Земля противопоставлена небеси, и смысл авторского противопоставления опять-таки задан традиционной цитатой: «Богъ нашь на небеси и на земли» и др. Используя знакомую цитату, Иларион показывает, что новое значение слова земля никак не включает в себя понятия о населяющем его народе («людях»), более того, земля и население заведомо разъединены: «да познаемъ на земли путь твой и во всехъ языцехъ (т.е. народах) спасение твое». Ошибочно было бы думать, что это — новое — значение слово земля конкретно-однозначно. Нет, оно столь же синкретично, как и в предыдущем случае, поскольку речь идет не просто о земле — почве, но и о мире в целом. Даже в выражении поклонимся ему до землѣ присутствует такое слитное, неотторженное в крайностях своих обозначение и почвы, и мира.

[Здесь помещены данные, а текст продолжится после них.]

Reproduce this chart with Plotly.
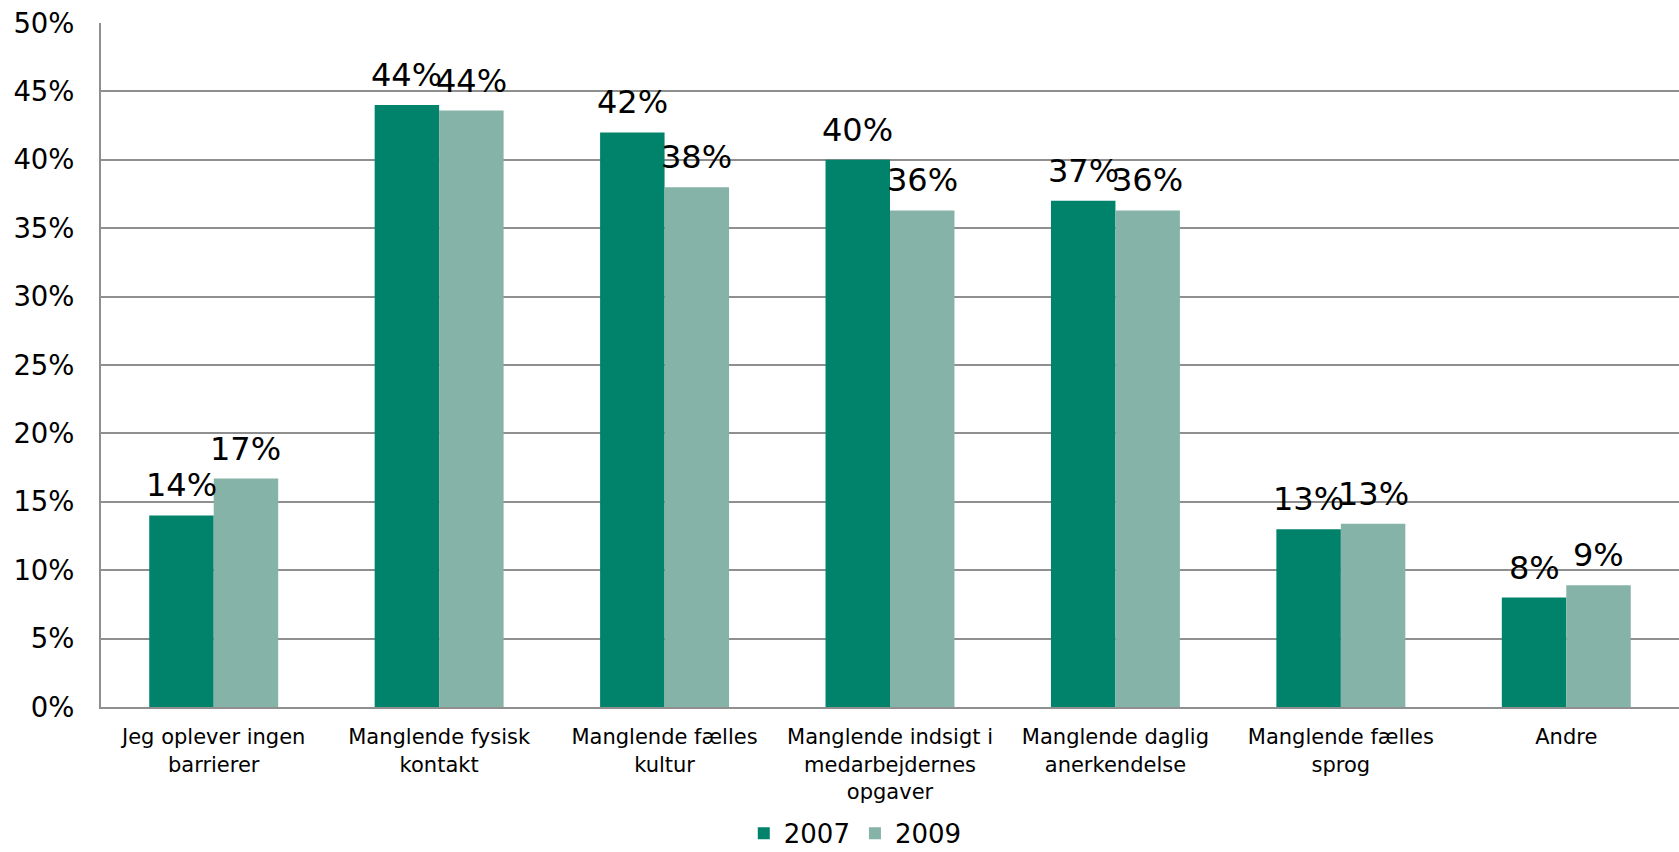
import plotly.graph_objects as go

# Survey: perceived barriers to collaboration, share of respondents (%)
categories = [
    "Jeg oplever ingen<br>barrierer",
    "Manglende fysisk<br>kontakt",
    "Manglende fælles<br>kultur",
    "Manglende indsigt i<br>medarbejdernes<br>opgaver",
    "Manglende daglig<br>anerkendelse",
    "Manglende fælles<br>sprog",
    "Andre",
]
values_2007 = [14.0, 44.0, 42.0, 40.0, 37.0, 13.0, 8.0]
values_2009 = [16.7, 43.6, 38.0, 36.3, 36.3, 13.4, 8.9]
series_names = ["2007", "2009"]
y_ticks = list(range(0, 51, 5))

COLOR_2007 = "#00826B"
COLOR_2009 = "#86B3A7"
GRID = "#8F8F8F"
FONT = "DejaVu Sans"
BAR_W = 0.286

x_idx = list(range(len(categories)))

fig = go.Figure()
fig.add_trace(go.Bar(
    x=x_idx, y=values_2007, name=series_names[0],
    marker=dict(color=COLOR_2007, line=dict(width=0)),
    width=BAR_W, offset=-BAR_W,
))
fig.add_trace(go.Bar(
    x=x_idx, y=values_2009, name=series_names[1],
    marker=dict(color=COLOR_2009, line=dict(width=0)),
    width=BAR_W, offset=0,
))

# value labels above each bar
for vals, shift in ((values_2007, -BAR_W / 2), (values_2009, BAR_W / 2)):
    for i, v in zip(x_idx, vals):
        fig.add_annotation(
            x=i + shift, y=v, text=f"{v:.0f}%",
            showarrow=False, yanchor="bottom", yshift=9,
            font=dict(family=FONT, size=32, color="#000000"),
        )

fig.update_layout(
    width=1679, height=852,
    margin=dict(l=101, r=0, t=23, b=145, autoexpand=False),
    paper_bgcolor="white", plot_bgcolor="white",
    barmode="overlay",
    font=dict(family=FONT, color="#000000"),
    showlegend=True,
    legend=dict(
        orientation="h", x=0.478, xanchor="center",
        yref="container", y=0.022, yanchor="middle",
        font=dict(family=FONT, size=26), itemwidth=30, tracegroupgap=0,
        bgcolor="rgba(0,0,0,0)",
    ),
)
fig.update_xaxes(
    range=[-0.5, len(categories) - 0.5],
    tickmode="array", tickvals=x_idx, ticktext=categories,
    showgrid=False, zeroline=False, automargin=False,
    showline=True, linecolor=GRID, linewidth=2,
    ticks="", tickfont=dict(family=FONT, size=21),
    ticklabelstandoff=10,
)
fig.update_yaxes(
    range=[0, 50], tickmode="array", tickvals=y_ticks,
    ticktext=[f"{t}%" for t in y_ticks],
    showgrid=True, gridcolor=GRID, gridwidth=1.6, automargin=False,
    zeroline=False, showline=True, linecolor=GRID, linewidth=2,
    ticks="", tickfont=dict(family=FONT, size=27.5),
    ticklabelstandoff=19,
)

fig.write_html("out.html")
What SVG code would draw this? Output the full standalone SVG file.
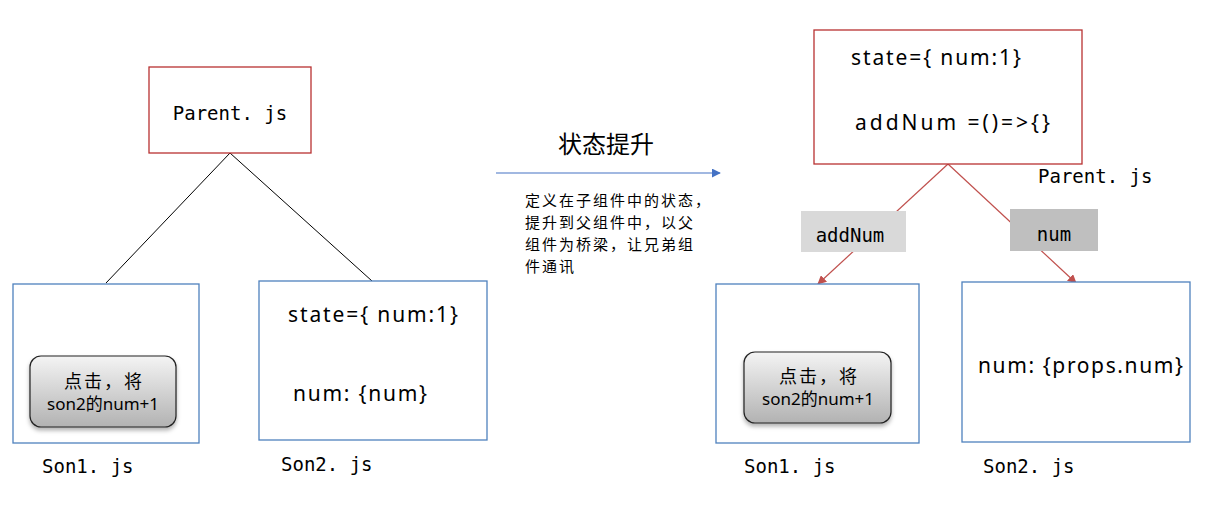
<svg xmlns="http://www.w3.org/2000/svg" width="1212" height="505" viewBox="0 0 1212 505">
<defs>
<style>
.red{fill:#fff;stroke:#b83232;stroke-width:1.3}
.blue{fill:#fff;stroke:#4f81bd;stroke-width:1.3}
.mono{font-family:"DejaVu Sans Mono","Noto Sans CJK SC",monospace;font-size:19px;fill:#000}
.code{font-family:"Noto Sans","Liberation Sans","Noto Sans CJK SC",sans-serif;font-size:21px;fill:#000}
.cjk{font-family:"Noto Sans CJK SC",sans-serif;fill:#000}
.btn{stroke:#222;stroke-width:1.2;fill:url(#g)}
.bt{font-family:"Noto Sans","Noto Sans CJK SC",sans-serif;font-size:17px;fill:#000;text-anchor:middle}
.bt1{font-size:18px;letter-spacing:2px}
</style>
<linearGradient id="g" x1="0" y1="0" x2="0" y2="1">
<stop offset="0" stop-color="#f4f4f4"/>
<stop offset="1" stop-color="#b2b2b2"/>
</linearGradient>
<filter id="sh" x="-10%" y="-10%" width="130%" height="140%">
<feDropShadow dx="0" dy="3" stdDeviation="2" flood-color="#000" flood-opacity="0.3"/>
</filter>
<marker id="ar" viewBox="0 0 10 10" refX="9" refY="5" markerWidth="9" markerHeight="9" markerUnits="userSpaceOnUse" orient="auto">
<path d="M0,0 L10,5 L0,10 z" fill="#c0504d"/>
</marker>
<marker id="ab" viewBox="0 0 10 10" refX="9" refY="5" markerWidth="9" markerHeight="9" markerUnits="userSpaceOnUse" orient="auto">
<path d="M0,0 L10,5 L0,10 z" fill="#4472c4"/>
</marker>
</defs>
<rect width="1212" height="505" fill="#fff"/>

<g id="connectors">
<line x1="230" y1="153" x2="106" y2="283" stroke="#000" stroke-width="1"/>
<line x1="230" y1="153" x2="372" y2="281" stroke="#000" stroke-width="1"/>
<line x1="496" y1="173" x2="720" y2="173" stroke="#4472c4" stroke-width="1.2" marker-end="url(#ab)"/>
<line x1="948" y1="164" x2="818" y2="284" stroke="#c0504d" stroke-width="1.2" marker-end="url(#ar)"/>
<line x1="948" y1="164" x2="1076" y2="283" stroke="#c0504d" stroke-width="1.2" marker-end="url(#ar)"/>
</g>

<g id="parent-left">
<rect class="red" x="149" y="67" width="162" height="86"/>
<text class="mono" x="230" y="120" text-anchor="middle">Parent. js</text>
</g>

<g id="son1-left">
<rect class="blue" x="13" y="284" width="186" height="159"/>
<rect class="btn" x="30" y="356" width="146" height="71" rx="11" filter="url(#sh)"/>
<text class="bt bt1" x="104" y="388">点击，将</text>
<text class="bt" x="103" y="410">son2的num+1</text>
<text class="mono" x="42" y="473">Son1. js</text>
</g>

<g id="son2-left">
<rect class="blue" x="259" y="281" width="228" height="159"/>
<text class="code" x="288" y="322" textLength="170">state={ num:1}</text>
<text class="code" x="293" y="401" textLength="134">num: {num}</text>
<text class="mono" x="281" y="471">Son2. js</text>
</g>

<g id="label-middle">
<text class="cjk" x="558" y="153" font-size="24">状态提升</text>
<text class="cjk" font-size="15" letter-spacing="2">
<tspan x="525" y="206">定义在子组件中的状态，</tspan>
<tspan x="525" y="228">提升到父组件中，以父</tspan>
<tspan x="525" y="250">组件为桥梁，让兄弟组</tspan>
<tspan x="525" y="272">件通讯</tspan>
</text>
</g>

<g id="parent-right">
<rect class="red" x="814" y="30" width="268" height="134"/>
<text class="code" x="851" y="65" textLength="170">state={ num:1}</text>
<text class="code" x="855" y="130" textLength="195">addNum =()=&gt;{}</text>
<text class="mono" x="1038" y="183">Parent. js</text>
</g>

<g id="label-addNum">
<rect x="801" y="211" width="105" height="41" fill="#d9d9d9"/>
<text class="mono" x="850" y="242" text-anchor="middle" font-size="21">addNum</text>
</g>

<g id="label-num">
<rect x="1010" y="209" width="88" height="42" fill="#bfbfbf"/>
<text class="mono" x="1054" y="241" text-anchor="middle" font-size="21">num</text>
</g>

<g id="son1-right">
<rect class="blue" x="716" y="284" width="203" height="159"/>
<rect class="btn" x="744" y="352" width="147" height="71" rx="11" filter="url(#sh)"/>
<text class="bt bt1" x="819" y="383">点击，将</text>
<text class="bt" x="818" y="405">son2的num+1</text>
<text class="mono" x="744" y="473">Son1. js</text>
</g>

<g id="son2-right">
<rect class="blue" x="962" y="282" width="228" height="160"/>
<text class="code" x="978" y="373" textLength="205">num: {props.num}</text>
<text class="mono" x="983" y="473">Son2. js</text>
</g>
</svg>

Теперь взглянем на те формулы, которые употребляет Иларион в своем авторском тексте, не цитаты. Правда, и в этом случае многие выражения не принадлежат самому Илариону, они традиционны, однако Иларион переосмысляет их в соответствии со своим замыслом. Вся земля как устойчивое сочетание в цитатах заменяется типичным для славянина выражением наша земля или земля его (твоя и т. д.). В отношении к Владимиру такие выражения постоянны: кагана нашеа земли, столъ земли твоей, и землю свою пасущу правдою и др. Взаимообратимость слова земля конкретизируется в уточняющих местоимениях. Наша земля теперь — и есть «его земля» в прошлом. Владимир создал эту «землю», соединив государственные и духовные устремления. Таково наследство, оставленное им, — нам. «Он создал нас» — через «свет истины». Умелое переплетение местоимений станет заметнее при напоминании, что современная форма его в XI в. была еще формой указательного местоимения, и, следовательно, выражение земля его буквально значит ‘земля Того’. Его в известном смысле — и местоимение разного качества, и междометие, и частица, и определенный артикль иных языков — все вместе нерасторжимо, образно. Говоря «весь миръ», «вся земля», Иларион подчеркивает понятие о «всем мире», о вселенной, которая является достоянием Бога; уточняющим «его земля», «своя земля» — спускает нас на землю, говорит о Владимире, о славянах. Умело подобранными и разбросанными в тексте Слова местоимениями Иларион постоянно подчеркивает подобные противоположности. Он говорит о «благоверной земле греческой», но и сам живет не «въ невѣдоме земли», а в земле русской. Уточнение необходимо как напоминание о реальности, во всем остальном остается обобщенная неясность, неопределенность «его» и «нашего», небесного и земного, которые перетекают из одного в другое, становясь степенями высокой силы и достоинства.

Подтверждение этому можно увидеть и на употреблении слова, некоторым образом противопоставленного слову земля. Земля — своя, наша, его — это родина, что-то близкое, в том числе и «благоверная земля гречьская». Все, что вовне и извне, — страна. Та же земля, но чужая, не своя, не наша. В цитатах, которые приводит Иларион, противоположность земля — страна не так заметна, но для Илариона подобная противоположность важна, он пользуется народным представлением о чужедальной сторонушке. Земля единственна, слово же страна у Илариона никогда не употребляется в форме ед. числа, он говорит о странах. Земля имеет «коньци или края» — страны бесконечны, они окружают «землю»: «яже церкви дивна и славна всемъ округъниимъ странамъ, яко же ина не обрящется въ всемъ полунощи зимнемъ отъ въстока до запада». «Округние страны», оказывается, не включают в себя юга — Византии, — это не «поле враждебности».